Sont ainsi décrits dans les éditions de 1836 la physiologie des Sélénites
maîtres de Vespertillos, leurs habitations, leur art de la guerre, leurs
cérémonies nuptiales et l’hommage qu’ils rendent à leur Dieu. » (Nathan, op.cit. :74-75)
O
nome de John Herschel como o principal divulgador destas descobertas, tendo sido
ele mesmo um dos observadores dos fenômenos lunares, serve de guia para este
tipo de investigação. O mesmo d’Herschel é repelido por figuras como Jean
Reynaud em um artigo de 1836 do Magasin
pittoresque. É de Reynaud a acusação de mistificação, em primeiro lugar.

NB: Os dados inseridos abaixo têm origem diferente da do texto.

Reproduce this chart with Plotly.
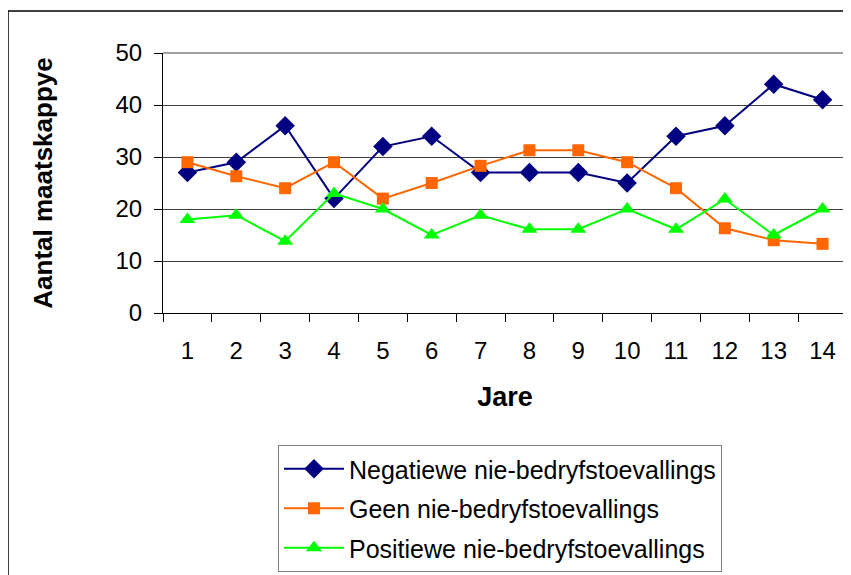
import plotly.graph_objects as go

jare = [str(i) for i in range(1, 15)]
negatiewe = [27, 29, 36, 22, 32, 34, 27, 27, 27, 25, 34, 36, 44, 41]
geen = [29, 26.3, 24, 29, 22, 25, 28.3, 31.3, 31.3, 29, 24, 16.3, 14, 13.3]
positiewe = [18, 18.8, 13.8, 23, 20, 15, 18.8, 16.1, 16.1, 20, 16.1, 21.9, 15, 20]
y_ticks = [0, 10, 20, 30, 40, 50]

FONT = "Liberation Sans, Arial, sans-serif"

fig = go.Figure()
fig.add_trace(go.Scatter(x=jare, y=negatiewe, mode="lines+markers",
                         name="Negatiewe nie-bedryfstoevallings", legendgroup="a",
                         line=dict(color="#000080", width=2),
                         marker=dict(symbol="diamond", size=15, color="#000080")))
fig.add_trace(go.Scatter(x=jare, y=geen, mode="lines+markers",
                         name="Geen nie-bedryfstoevallings", legendgroup="b",
                         line=dict(color="#FF6600", width=2),
                         marker=dict(symbol="square", size=12, color="#FF6600")))
fig.add_trace(go.Scatter(x=jare, y=positiewe, mode="lines+markers",
                         name="Positiewe nie-bedryfstoevallings", legendgroup="c",
                         line=dict(color="#00FF00", width=2),
                         marker=dict(symbol="triangle-up", size=14, color="#00FF00")))

fig.update_layout(
    width=843, height=567,
    margin=dict(l=155, r=4, t=45, b=262, autoexpand=False),
    paper_bgcolor="white", plot_bgcolor="white",
    font=dict(family=FONT, color="black", size=24),
    showlegend=True,
    legend=dict(x=0.1681, y=-0.5077, xanchor="left", yanchor="top",
                bordercolor="#808080", borderwidth=1, bgcolor="white",
                font=dict(size=25, family=FONT), tracegroupgap=4,
                itemwidth=60),
    xaxis=dict(type="category", range=[-0.5, len(jare) - 0.5],
               tickson="boundaries", ticks="outside", ticklen=8,
               tickcolor="black", showline=True, linecolor="black", linewidth=1,
               showgrid=False, tickfont=dict(size=24), automargin=False,
               ticklabelstandoff=16,
               title=dict(text="<b>Jare</b>", font=dict(size=27), standoff=24)),
    yaxis=dict(range=[0, 50], tickvals=y_ticks, ticks="outside", ticklen=8,
               tickcolor="black", showline=True, linecolor="black", linewidth=1,
               showgrid=True, gridcolor="#404040", gridwidth=1, zeroline=False,
               tickfont=dict(size=24), ticklabelstandoff=7, automargin=False,
               title=dict(text="<b>Aantal maatskappye</b>", font=dict(size=26), standoff=55)),
    shapes=[
        dict(type="line", xref="paper", yref="paper", x0=0, x1=1, y0=1, y1=1,
             line=dict(color="#808080", width=1.5)),
        dict(type="line", xref="paper", yref="paper", x0=1, x1=1, y0=0, y1=1,
             line=dict(color="#808080", width=1.5)),
        dict(type="line", xref="paper", yref="paper", x0=-0.2266, x1=-0.2266, y0=1.1615, y1=-1.1,
             line=dict(color="black", width=1.5)),
        dict(type="line", xref="paper", yref="paper", x0=-0.2266, x1=1.1, y0=1.1615, y1=1.1615,
             line=dict(color="black", width=1.5)),
    ],
)

fig.write_html("out.html")
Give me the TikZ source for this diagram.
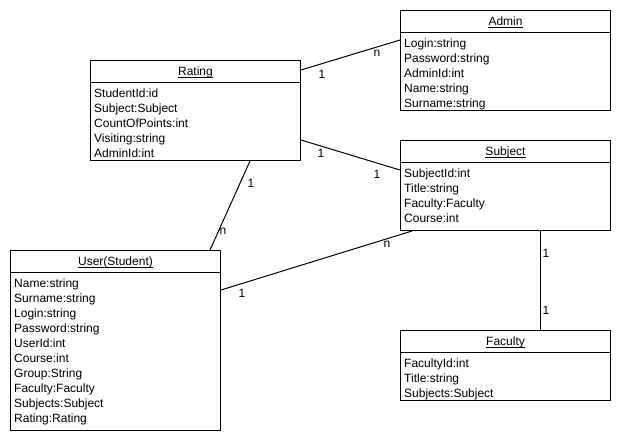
\documentclass[tikz,border=0pt]{standalone}
\usepackage{fontspec}
\setmainfont{Liberation Sans}
\usepackage{tikz}
\usetikzlibrary{calc}
\tikzset{
	classbox/.style={draw, line width=1pt, anchor=north west, minimum width=210pt, inner sep=0pt},
	classtitle/.style={anchor=base, inner sep=0pt},
	classattr/.style={anchor=base west, inner sep=0pt},
	mult/.style={inner sep=0pt},
	assoc/.style={line width=1pt}
}
\newcommand{\umlclass}[6] % name, x, y, height, title, attributes
{
	% outer box
	\node[classbox, minimum height=#4pt] (#1) at (#2,#3) {};
	% title, underlined
	\node[classtitle] (#1-title) at ([yshift=-15.5pt]#1.north) {#5};
	\draw[line width=0.8pt] ([yshift=-1.8pt]#1-title.base west) -- ([yshift=-1.8pt]#1-title.base east);
	% header line
	\draw[line width=1pt] ([yshift=-22pt]#1.north west) -- ([yshift=-22pt]#1.north east);
	% attributes
	\foreach \attr [count=\i] in {#6}
		\node[classattr] (#1-\i) at ([xshift=4pt, yshift={-(22+15*\i)*1pt}]#1.north west) {\attr};
}

\begin{document}
\begin{tikzpicture}[x=1pt, y=-1pt, every node/.style={font=\fontsize{12}{15}\selectfont}]
	% 620 x 440 px
	\useasboundingbox (0,0) rectangle (620,440);
	\fill[white] (0,0) rectangle (620,440);
	
	\umlclass{rating}{90}{60}{100}{Rating}{StudentId:id, Subject:Subject, CountOfPoints:int, Visiting:string, AdminId:int};
	\umlclass{admin}{400}{10}{100}{Admin}{Login:string, Password:string, AdminId:int, Name:string, Surname:string};
	\umlclass{subject}{400}{140}{90}{Subject}{SubjectId:int, Title:string, Faculty:Faculty, Course:int};
	\umlclass{user}{10}{250}{180}{User(Student)}{Name:string, Surname:string, Login:string, Password:string, UserId:int, Course:int, Group:String, Faculty:Faculty, Subjects:Subject, Rating:Rating};
	\umlclass{faculty}{400}{330}{70}{Faculty}{FacultyId:int, Title:string, Subjects:Subject};
	
	% associations
	\draw[assoc] ([yshift=-10pt]rating.north east) -- ([yshift=-30pt]admin.north west);
	\draw[assoc] ([yshift=-80pt]rating.north east) -- ([yshift=-30pt]subject.north west);
	\draw[assoc] ([xshift=160pt]rating.south west) -- ([xshift=200pt]user.north west);
	\draw[assoc] ([xshift=12pt]subject.south west) -- ([yshift=-40pt]user.north east);
	\draw[assoc] ([xshift=140pt]subject.south west) -- ([xshift=140pt]faculty.north west);
	
	% multiplicities
	\node[mult] (m-ra1) at (322,74) {1};
	\node[mult] (m-ra2) at (377,53) {n};
	\node[mult] (m-rs1) at (321,153) {1};
	\node[mult] (m-rs2) at (377,174) {1};
	\node[mult] (m-ru1) at (251,183) {1};
	\node[mult] (m-ru2) at (223,231) {n};
	\node[mult] (m-su1) at (387,244) {n};
	\node[mult] (m-su2) at (242,293) {1};
	\node[mult] (m-sf1) at (546,253) {1};
	\node[mult] (m-sf2) at (546,310) {1};
\end{tikzpicture}
\end{document}
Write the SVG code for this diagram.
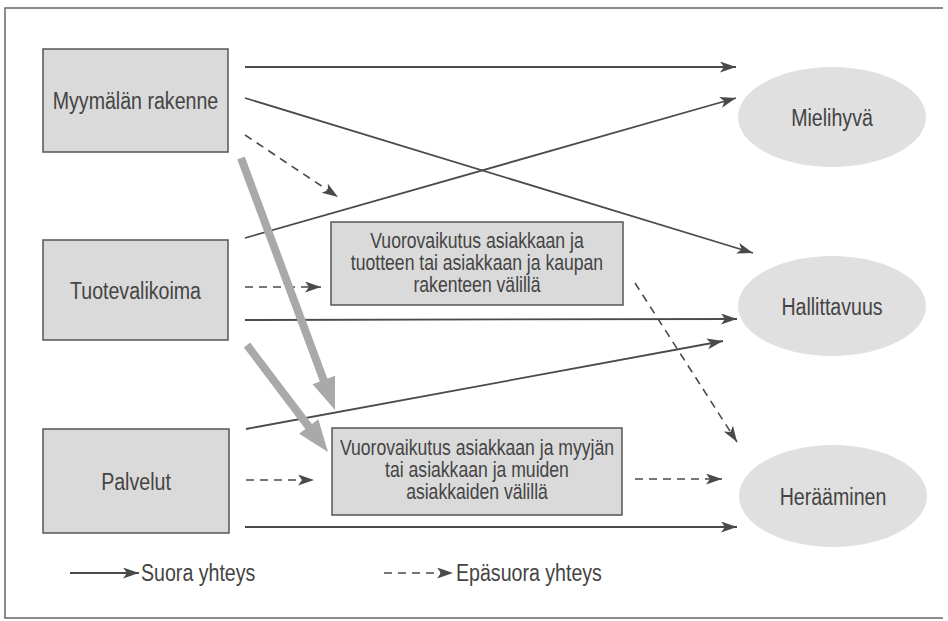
<svg xmlns="http://www.w3.org/2000/svg" width="948" height="621" viewBox="0 0 948 621">
<defs>
<style>
.box{fill:#dadada;stroke:#555;stroke-width:1.5}
.ell{fill:#e0e0e0;stroke:none}
.lbl{font-family:"Liberation Sans",Arial,sans-serif;font-size:24.5px;fill:#444;text-anchor:middle}
.mid{font-family:"Liberation Sans",Arial,sans-serif;font-size:22px;fill:#444;text-anchor:middle}
.leg{font-family:"Liberation Sans",Arial,sans-serif;font-size:24.5px;fill:#444}
.solid{stroke:#4a4a4a;stroke-width:1.8;fill:none;marker-end:url(#ah)}
.dash{stroke:#4a4a4a;stroke-width:1.6;fill:none;stroke-dasharray:8 6;marker-end:url(#ah)}
.thick{stroke:#a9a9a9;stroke-width:8;fill:none}
.thickhead{fill:#a9a9a9}
</style>
<marker id="ah" markerUnits="userSpaceOnUse" markerWidth="17" markerHeight="12" refX="16" refY="5.5" orient="auto">
<path d="M0,0 L16,5.5 L0,11 L4,5.5 z" fill="#4a4a4a"/>
</marker>
</defs>
<rect x="0" y="0" width="948" height="621" fill="#ffffff"/>
<path d="M943,8 H5 V618 H943" fill="none" stroke="#666" stroke-width="1.5"/>

<g id="connectors">
<line class="solid" x1="245" y1="67" x2="736" y2="67"/>
<line class="solid" x1="245" y1="98" x2="753" y2="253"/>
<line class="dash" x1="245" y1="135" x2="338" y2="197"/>
<line class="solid" x1="245" y1="238" x2="736" y2="98"/>
<line class="dash" x1="245" y1="287" x2="321" y2="287"/>
<line class="solid" x1="245" y1="320" x2="737" y2="319"/>
<line class="solid" x1="246" y1="429" x2="723" y2="341"/>
<line class="dash" x1="246" y1="480" x2="314" y2="480"/>
<line class="dash" x1="635" y1="479" x2="722" y2="479"/>
<line class="solid" x1="245" y1="527" x2="737" y2="527"/>
<line class="dash" x1="635" y1="283" x2="737" y2="442"/>
<line class="thick" x1="241" y1="158" x2="324" y2="381"/>
<polygon class="thickhead" points="335,410 312.6,384.2 335,375.8"/>
<line class="thick" x1="247" y1="345" x2="309" y2="427"/>
<polygon class="thickhead" points="328,452 299.1,433.7 318.3,419.3"/>
</g>

<g id="node-myymalan-rakenne">
<rect class="box" x="43" y="49" width="185" height="103"/>
<text class="lbl" transform="translate(135.5,109) scale(0.8,1)">Myymälän rakenne</text>
</g>
<g id="node-tuotevalikoima">
<rect class="box" x="43" y="240" width="185" height="100"/>
<text class="lbl" transform="translate(135.5,299) scale(0.8,1)">Tuotevalikoima</text>
</g>
<g id="node-palvelut">
<rect class="box" x="43" y="429" width="186" height="104"/>
<text class="lbl" transform="translate(136,490) scale(0.8,1)">Palvelut</text>
</g>
<g id="node-vuorovaikutus-tuote">
<rect class="box" x="331" y="222" width="292" height="83"/>
<text class="mid" transform="translate(477,248) scale(0.8,1)">Vuorovaikutus asiakkaan ja</text>
<text class="mid" transform="translate(477,270) scale(0.8,1)">tuotteen tai asiakkaan ja kaupan</text>
<text class="mid" transform="translate(477,292) scale(0.8,1)">rakenteen välillä</text>
</g>
<g id="node-vuorovaikutus-myyja">
<rect class="box" x="332" y="428" width="290" height="87"/>
<text class="mid" transform="translate(477,455) scale(0.8,1)">Vuorovaikutus asiakkaan ja myyjän</text>
<text class="mid" transform="translate(477,477) scale(0.8,1)">tai asiakkaan ja muiden</text>
<text class="mid" transform="translate(477,499) scale(0.8,1)">asiakkaiden välillä</text>
</g>
<g id="node-mielihyva">
<ellipse class="ell" cx="832" cy="117" rx="94" ry="50"/>
<text class="lbl" transform="translate(832,126) scale(0.8,1)">Mielihyvä</text>
</g>
<g id="node-hallittavuus">
<ellipse class="ell" cx="832" cy="306" rx="94" ry="50"/>
<text class="lbl" transform="translate(832,315) scale(0.8,1)">Hallittavuus</text>
</g>
<g id="node-heraaminen">
<ellipse class="ell" cx="833" cy="496" rx="94" ry="51"/>
<text class="lbl" transform="translate(833,505) scale(0.8,1)">Herääminen</text>
</g>

<g id="legend">
<line class="solid" x1="70" y1="573" x2="139" y2="573"/>
<text class="leg" transform="translate(141,581) scale(0.8,1)">Suora yhteys</text>
<line class="dash" x1="384" y1="573" x2="453" y2="573"/>
<text class="leg" transform="translate(456,581) scale(0.8,1)">Epäsuora yhteys</text>
</g>
</svg>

Arago fizera o mesmo em uma intervenção da Académie des Sciences cuja apreciação geral se encontra no Journal de Débats no número de 19 de
novembro. Consideram, Reynaud e Aragon, um absurdo a descrição oferecida por Herschel, a de que a escravização de uma raça por outra, dos Vespertillos por Sélénitas, simula um espelho ruim daquilo que porventura poderia se encontrar na terra. A figuração da tirania em solo lunar reflete, por outro lado, uma variação
peculiar de orientalismo – naquele em que, na perda de referenciais espaciais
produzidos pela vertigem do espaço infinito, o oriente aponta para cima – ou A Lua vem da Ásia.]